Never since the bloodbath of the Partition in 1947 which cost two million lives have Muslims and Hindus been so disenchanted with each other as of now and understanding its complexity could steer clear a resurgent India from becoming a prisoner of its past.

Rioters have taken to streets, cost lives and burnt public property worth millions since the Citizenship Amendment Act (CAA) was passed by the Parliament in the closing days of 2019. Despite Indian prime minister Narendra Modi putting all doubts to rest with a rousing speech to a mammoth crowd in the Capital, there has been no letting up on the angst on either side.

The Act in essence eases up the citizenship process for the persecuted religious minority, including Hindus, in three Islamic republics of Pakistan, Bangladesh and Afghanistan but its opponents want Muslims covered too even though they are not in minority in these countries and there are other avenues for them to gain Indian citizenship.

First students of a few Muslim educational institutions and then the rioters have made violent headlines and now supporters of the Citizenship Act are filling up the streets, albeit peacefully, but there is little mistaking that Muslims and Hindus are standing on the two sides of the great divide.

“Bloodiest story of human history”

Hindus historically resent almost a millennium-long persecution (8th to 18th century) at the hands of Muslim invaders who forged empires and inflicted what historian Will Durant described as the “bloodiest story of human history.” The wounds festered further when India was amputated of its western and eastern parts on the call of Muslim leaders on religious grounds by the departing British in 1947. The newly-formed Pakistan since then has forced India into four wars and supplied terrorists to turn Kashmir into a killing field. That scores of riots between the two since independence has claimed more than 10,000 lives has only bloodied the nation’s fabric.

Hindus further simmer that the Congress party, which ruled most in independent India, has “appeased” Muslims with funds and doles, created a minority affairs ministry with a separate budget and yet championed “secularism” from the rooftop. Muslims have control on their religious and educational institutions but the same is denied to Hindus. Hindus fear that such “appeasement” could cause another break-up of India like it did at the independence.

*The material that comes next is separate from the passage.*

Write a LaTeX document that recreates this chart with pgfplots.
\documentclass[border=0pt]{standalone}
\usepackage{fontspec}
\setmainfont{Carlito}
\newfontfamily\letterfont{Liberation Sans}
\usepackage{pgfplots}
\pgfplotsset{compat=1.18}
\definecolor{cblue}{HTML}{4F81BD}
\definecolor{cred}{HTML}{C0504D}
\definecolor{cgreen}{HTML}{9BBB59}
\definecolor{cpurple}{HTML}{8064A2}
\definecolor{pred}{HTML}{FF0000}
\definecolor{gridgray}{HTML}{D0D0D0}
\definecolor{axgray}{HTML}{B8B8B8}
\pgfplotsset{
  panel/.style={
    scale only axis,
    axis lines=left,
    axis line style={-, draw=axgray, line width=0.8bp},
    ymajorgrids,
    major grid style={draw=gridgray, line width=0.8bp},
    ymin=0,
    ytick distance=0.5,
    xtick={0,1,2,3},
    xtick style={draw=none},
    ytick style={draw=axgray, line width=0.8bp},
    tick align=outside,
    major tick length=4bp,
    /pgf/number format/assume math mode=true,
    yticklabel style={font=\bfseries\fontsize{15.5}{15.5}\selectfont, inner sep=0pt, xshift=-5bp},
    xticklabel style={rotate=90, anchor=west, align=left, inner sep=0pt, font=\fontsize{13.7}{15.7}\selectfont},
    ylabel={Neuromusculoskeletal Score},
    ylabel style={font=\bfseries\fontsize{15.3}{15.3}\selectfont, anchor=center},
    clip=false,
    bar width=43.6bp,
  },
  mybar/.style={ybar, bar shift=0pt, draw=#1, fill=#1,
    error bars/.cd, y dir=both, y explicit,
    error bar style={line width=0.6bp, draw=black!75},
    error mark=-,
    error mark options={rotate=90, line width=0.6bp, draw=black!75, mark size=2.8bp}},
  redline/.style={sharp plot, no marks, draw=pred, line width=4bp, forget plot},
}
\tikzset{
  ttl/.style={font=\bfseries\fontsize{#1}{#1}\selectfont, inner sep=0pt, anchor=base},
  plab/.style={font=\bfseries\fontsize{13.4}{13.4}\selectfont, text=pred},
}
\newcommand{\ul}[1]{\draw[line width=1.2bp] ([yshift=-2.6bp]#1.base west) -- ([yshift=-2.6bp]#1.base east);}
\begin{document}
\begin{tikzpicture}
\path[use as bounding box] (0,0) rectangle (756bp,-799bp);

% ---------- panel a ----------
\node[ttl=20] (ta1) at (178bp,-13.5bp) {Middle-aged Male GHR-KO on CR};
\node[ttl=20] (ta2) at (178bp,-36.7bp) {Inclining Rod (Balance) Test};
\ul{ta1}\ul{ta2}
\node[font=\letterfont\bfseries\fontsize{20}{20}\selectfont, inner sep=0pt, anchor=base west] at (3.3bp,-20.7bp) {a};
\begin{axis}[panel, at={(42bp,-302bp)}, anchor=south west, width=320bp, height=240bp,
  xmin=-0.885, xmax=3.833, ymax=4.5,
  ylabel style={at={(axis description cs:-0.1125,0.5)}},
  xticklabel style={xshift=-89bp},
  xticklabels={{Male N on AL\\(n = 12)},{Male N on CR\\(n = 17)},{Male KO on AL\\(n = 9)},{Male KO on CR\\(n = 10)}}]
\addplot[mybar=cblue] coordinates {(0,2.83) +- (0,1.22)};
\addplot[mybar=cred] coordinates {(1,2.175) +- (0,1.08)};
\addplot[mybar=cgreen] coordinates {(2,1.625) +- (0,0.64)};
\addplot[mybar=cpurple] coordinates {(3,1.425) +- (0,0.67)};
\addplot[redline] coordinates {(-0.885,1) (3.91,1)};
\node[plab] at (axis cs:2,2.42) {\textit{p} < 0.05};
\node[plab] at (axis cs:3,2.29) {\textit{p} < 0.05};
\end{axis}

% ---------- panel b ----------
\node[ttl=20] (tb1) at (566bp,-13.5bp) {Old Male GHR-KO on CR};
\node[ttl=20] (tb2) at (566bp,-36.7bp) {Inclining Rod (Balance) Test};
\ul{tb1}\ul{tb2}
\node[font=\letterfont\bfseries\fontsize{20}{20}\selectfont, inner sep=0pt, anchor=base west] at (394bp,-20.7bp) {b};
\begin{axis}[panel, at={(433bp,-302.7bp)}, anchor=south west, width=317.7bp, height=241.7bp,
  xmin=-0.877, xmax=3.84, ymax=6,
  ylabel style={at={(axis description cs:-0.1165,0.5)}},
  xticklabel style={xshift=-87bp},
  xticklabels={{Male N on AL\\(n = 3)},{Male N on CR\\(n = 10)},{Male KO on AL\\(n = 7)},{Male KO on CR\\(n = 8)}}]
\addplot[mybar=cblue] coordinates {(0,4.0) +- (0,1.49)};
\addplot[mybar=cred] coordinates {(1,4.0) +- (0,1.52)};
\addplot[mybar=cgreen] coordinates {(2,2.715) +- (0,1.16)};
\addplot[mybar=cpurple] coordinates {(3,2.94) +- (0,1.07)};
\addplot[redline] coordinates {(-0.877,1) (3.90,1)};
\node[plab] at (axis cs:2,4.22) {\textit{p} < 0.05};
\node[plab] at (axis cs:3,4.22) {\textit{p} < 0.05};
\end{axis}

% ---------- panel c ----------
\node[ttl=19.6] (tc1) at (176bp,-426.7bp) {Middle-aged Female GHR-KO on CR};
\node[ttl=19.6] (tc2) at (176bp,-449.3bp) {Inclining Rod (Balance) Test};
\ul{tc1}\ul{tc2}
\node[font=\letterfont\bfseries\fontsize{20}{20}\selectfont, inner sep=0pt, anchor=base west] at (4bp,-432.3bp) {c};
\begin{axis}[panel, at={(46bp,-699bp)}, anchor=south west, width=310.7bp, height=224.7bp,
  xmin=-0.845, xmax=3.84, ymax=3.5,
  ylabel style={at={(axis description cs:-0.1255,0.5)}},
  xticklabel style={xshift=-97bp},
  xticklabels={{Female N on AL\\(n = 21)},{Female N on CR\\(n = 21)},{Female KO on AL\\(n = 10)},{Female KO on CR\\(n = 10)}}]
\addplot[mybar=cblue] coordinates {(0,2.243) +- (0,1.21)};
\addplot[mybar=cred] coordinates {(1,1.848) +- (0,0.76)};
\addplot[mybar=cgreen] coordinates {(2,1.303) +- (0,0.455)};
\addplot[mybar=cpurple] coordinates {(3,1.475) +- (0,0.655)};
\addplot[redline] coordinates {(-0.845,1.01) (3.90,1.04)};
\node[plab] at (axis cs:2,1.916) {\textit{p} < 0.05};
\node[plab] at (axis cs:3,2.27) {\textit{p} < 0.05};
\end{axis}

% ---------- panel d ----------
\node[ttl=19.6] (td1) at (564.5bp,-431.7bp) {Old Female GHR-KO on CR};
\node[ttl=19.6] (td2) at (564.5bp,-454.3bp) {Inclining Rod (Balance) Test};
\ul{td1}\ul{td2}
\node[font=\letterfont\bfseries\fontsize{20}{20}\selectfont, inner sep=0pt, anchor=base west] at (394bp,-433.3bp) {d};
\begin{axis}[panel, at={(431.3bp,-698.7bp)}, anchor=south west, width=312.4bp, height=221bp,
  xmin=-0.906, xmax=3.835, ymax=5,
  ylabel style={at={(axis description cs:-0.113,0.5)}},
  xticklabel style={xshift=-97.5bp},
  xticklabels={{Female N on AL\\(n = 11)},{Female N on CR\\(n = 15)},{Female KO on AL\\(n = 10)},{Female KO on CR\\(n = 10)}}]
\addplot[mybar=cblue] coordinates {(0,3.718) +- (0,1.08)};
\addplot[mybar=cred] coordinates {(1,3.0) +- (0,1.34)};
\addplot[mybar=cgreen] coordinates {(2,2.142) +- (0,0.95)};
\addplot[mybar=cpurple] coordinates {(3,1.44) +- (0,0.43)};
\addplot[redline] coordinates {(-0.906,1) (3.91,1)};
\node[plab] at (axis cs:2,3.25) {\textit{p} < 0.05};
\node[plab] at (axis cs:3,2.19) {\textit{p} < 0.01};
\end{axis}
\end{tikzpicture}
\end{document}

Muslims, on their part, largely detest the rise of Bharatiya Janata Party (BJP) which Hindus view as essentially one of its own.  The party is in its second term with full majority under a hugely popular prime minister Narendra Modi who arguably has done more for Indian Muslims than Congress. Yet a series of events, such as overturning of triple talaqs (instant divorce), abrogation of special rights to Jammu and Kashmir and the favourable judicial verdict for a temple for Hindus’ deity Lord Rama in Ayodhya, has made sizeable number of Muslims long-faced.

A doctored Liberal narrative

The Liberal discourse, which controls the narrative, has largely tried to whitewash India’s violent experience with Islam and tried to present a composite Hindu-Muslim history though the truth is the great tradition of India’s ascetics and saints never caught the fancy of Muslim hearts. Nor India’s rich philosophy mattered to Muslim invaders but for a handful of notable exceptions.

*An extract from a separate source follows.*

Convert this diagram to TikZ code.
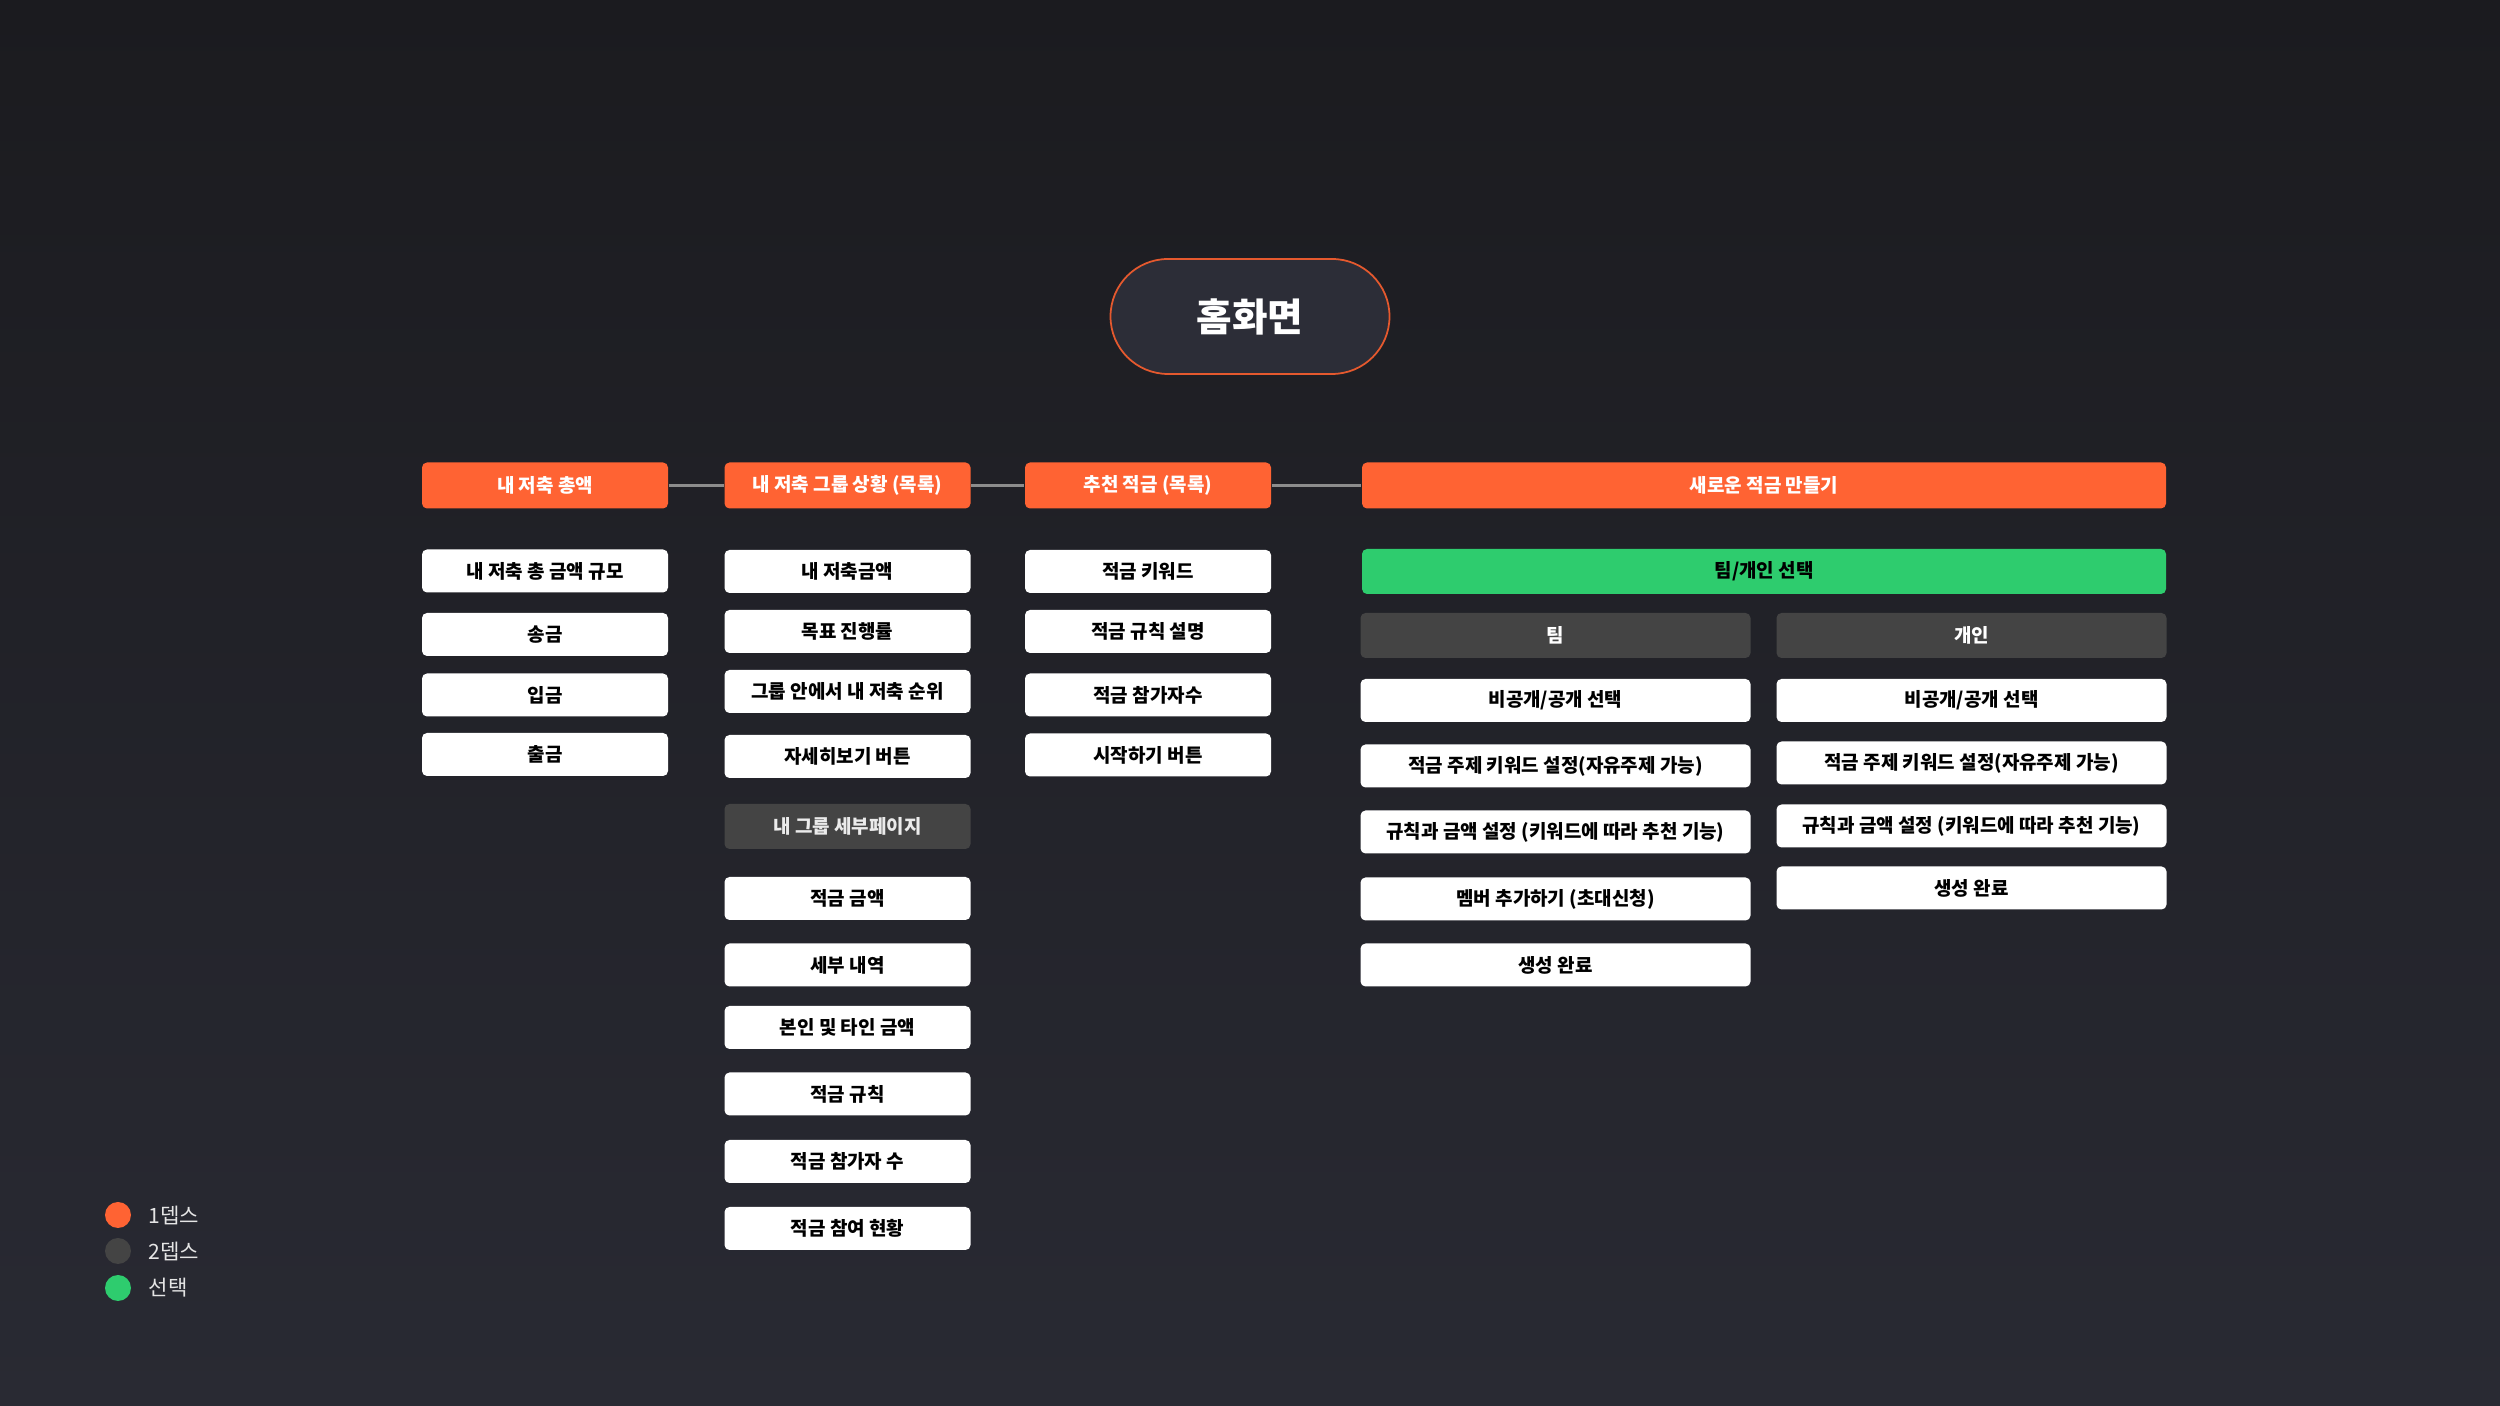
\documentclass[tikz,border=0pt]{standalone}
\usepackage{fontspec}
\setmainfont{Noto Sans CJK KR}
\definecolor{bgtop}{HTML}{1B1B1F}
\definecolor{bgbot}{HTML}{292A33}
\definecolor{homefill}{HTML}{2C2D37}
\definecolor{depthorange}{HTML}{FF6333}
\definecolor{depthgray}{HTML}{444444}
\definecolor{pickgreen}{HTML}{2ECC6E}
\definecolor{linkgray}{HTML}{8C8C8C}

\begin{document}
\begin{tikzpicture}[
  box/.style={rectangle, rounded corners=0.05cm, inner sep=0pt, minimum width=2.46cm,
    minimum height=0.43cm, font=\fontsize{5.4}{6}\selectfont\bfseries},
  depthone/.style={box, fill=depthorange, text=white, minimum height=0.46cm},
  depthtwo/.style={box, fill=depthgray, text=white!92!black, minimum height=0.45cm},
  pick/.style={box, fill=pickgreen, text=black, minimum height=0.45cm},
  leaf/.style={box, fill=white, text=black},
  halfw/.style={minimum width=3.9cm},
  fullw/.style={minimum width=8.04cm},
  home/.style={rectangle, rounded corners=0.575cm, minimum width=2.79cm, minimum height=1.15cm,
    fill=homefill, draw=depthorange!90!black, line width=0.5pt, text=white,
    font=\fontsize{11}{12}\selectfont\bfseries},
  link/.style={draw=linkgray, line width=0.6pt},
  legenddot/.style={circle, inner sep=0pt, minimum size=0.26cm},
  legendtext/.style={anchor=west, inner sep=0pt, text=white!90!black, font=\fontsize{6}{7}\selectfont}
]
  \shade[top color=bgtop, bottom color=bgbot] (0,0) rectangle (25,14.06);
  \useasboundingbox (0,0) rectangle (25,14.06);

  \node[home] (main) at (12.50, 10.895) {홈화면};

  \node[depthone] (total)     at (5.45, 9.205)  {내 저축 총액};
  \node[depthone] (mygroup)   at (8.475, 9.205) {내 저축 그룹 상황 (목록)};
  \node[depthone] (recommend) at (11.48, 9.205) {추천 적금 (목록)};
  \node[depthone, fullw] (create) at (17.64, 9.205) {새로운 적금 만들기};

  \draw[link] (total) -- (mygroup);
  \draw[link] (mygroup) -- (recommend);
  \draw[link] (recommend) -- (create);

  \node[leaf] (totalsize) at (5.45, 8.35)  {내 저축 총 금액 규모};
  \node[leaf] (send)      at (5.45, 7.715) {송금};
  \node[leaf] (deposit)   at (5.45, 7.11)  {입금};
  \node[leaf] (withdraw)  at (5.45, 6.515) {출금};

  \node[leaf] (myamount)   at (8.475, 8.345) {내 저축금액};
  \node[leaf] (goal)       at (8.475, 7.745) {목표 진행률};
  \node[leaf] (rank)       at (8.475, 7.145) {그룹 안에서 내 저축 순위};
  \node[leaf] (morebtn)    at (8.475, 6.495) {자세히보기 버튼};
  \node[depthtwo] (detail) at (8.475, 5.795) {내 그룹 세부페이지};
  \node[leaf] (amount)     at (8.475, 5.075) {적금 금액};
  \node[leaf] (history)    at (8.475, 4.41)  {세부 내역};
  \node[leaf] (others)     at (8.475, 3.785) {본인 및 타인 금액};
  \node[leaf] (rule)       at (8.475, 3.12)  {적금 규칙};
  \node[leaf] (members)    at (8.475, 2.445) {적금 참가자 수};
  \node[leaf] (status)     at (8.475, 1.775) {적금 참여 현황};

  \node[leaf] (keyword)  at (11.48, 8.345) {적금 키워드};
  \node[leaf] (ruleinfo) at (11.48, 7.745) {적금 규칙 설명};
  \node[leaf] (joiners)  at (11.48, 7.11)  {적금 참가자수};
  \node[leaf] (startbtn) at (11.48, 6.51)  {시작하기 버튼};

  \node[pick, fullw] (choose) at (17.64, 8.345) {팀/개인 선택};
  \node[depthtwo, halfw, text=white] (team) at (15.555, 7.705) {팀};
  \node[depthtwo, halfw, text=white] (solo) at (19.715, 7.705) {개인};

  \node[leaf, halfw] (teamopen)   at (15.555, 7.055) {비공개/공개 선택};
  \node[leaf, halfw] (teamtopic)  at (15.555, 6.40)  {적금 주제 키워드 설정(자유주제 가능)};
  \node[leaf, halfw] (teamrule)   at (15.555, 5.74)  {규칙과 금액 설정 (키워드에 따라 추천 기능)};
  \node[leaf, halfw] (teaminvite) at (15.555, 5.07)  {멤버 추가하기 (초대신청)};
  \node[leaf, halfw] (teamdone)   at (15.555, 4.41)  {생성 완료};

  \node[leaf, halfw] (soloopen)  at (19.715, 7.055) {비공개/공개 선택};
  \node[leaf, halfw] (solotopic) at (19.715, 6.43)  {적금 주제 키워드 설정(자유주제 가능)};
  \node[leaf, halfw] (solorule)  at (19.715, 5.80)  {규칙과 금액 설정 (키워드에 따라 추천 기능)};
  \node[leaf, halfw] (solodone)  at (19.715, 5.18)  {생성 완료};

  \node[legenddot, fill=depthorange] (dotone)  at (1.18, 1.91) {};
  \node[legenddot, fill=depthgray]   (dottwo)  at (1.18, 1.55) {};
  \node[legenddot, fill=pickgreen]   (dotpick) at (1.18, 1.18) {};
  \node[legendtext] (keyone)  at (1.48, 1.91) {1뎁스};
  \node[legendtext] (keytwo)  at (1.48, 1.55) {2뎁스};
  \node[legendtext] (keypick) at (1.48, 1.18) {선택};
\end{tikzpicture}
\end{document}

Indian and Muslim literatures have largely run a parallel course. Pre-Muslim Indian history or Hindu heroes find no mention in Muslim annals. Muslim rulers have largely been indifferent to India’s magnificent traditions of sculpture. Some synthesis in language and music, or architecture, has been spruced up as proof of harmony. But it’s a stretch of imagination. Oppressors have never been seen indigenous by natives anywhere in the world. For example, Thanksgiving Day carries completely different connotations for White Americans than it does for Red Indians. While one celebrates it as the day when Pilgrim Fathers stepped on to the American soil, the Red Indians view it as a day of mourning.

The present disquiet has reopened the old wounds. While it is true that Indian Muslims by and large are peaceful, as perhaps are their majority in the world, yet it only takes a few to cause upheavals around the globe and bring Islam’s violent historical past on to the centrestage. Muslims need a credible, constructive leadership, at least in India, which speaks up against entitlement, support moves which free up their women from hardliners, and backs the long-pending Constitutional demand of a Uniform Civil Code which could help get rid of a few regressive Sharia (Islamic) laws. Till a voice emerges from within for one people, one nation, the historical suspicion of two-nation theory, which gave birth to Pakistan, would remain fresh in the mind of Hindus.

Liberals ensure that anything that makes Muslims uncomfortable must be branded as “hate” or “Islamophobia.” This puts the reformation on back-burner. Till it’s encouraged, societies around the world would be convulsed into turmoil, be it in Europe or in India.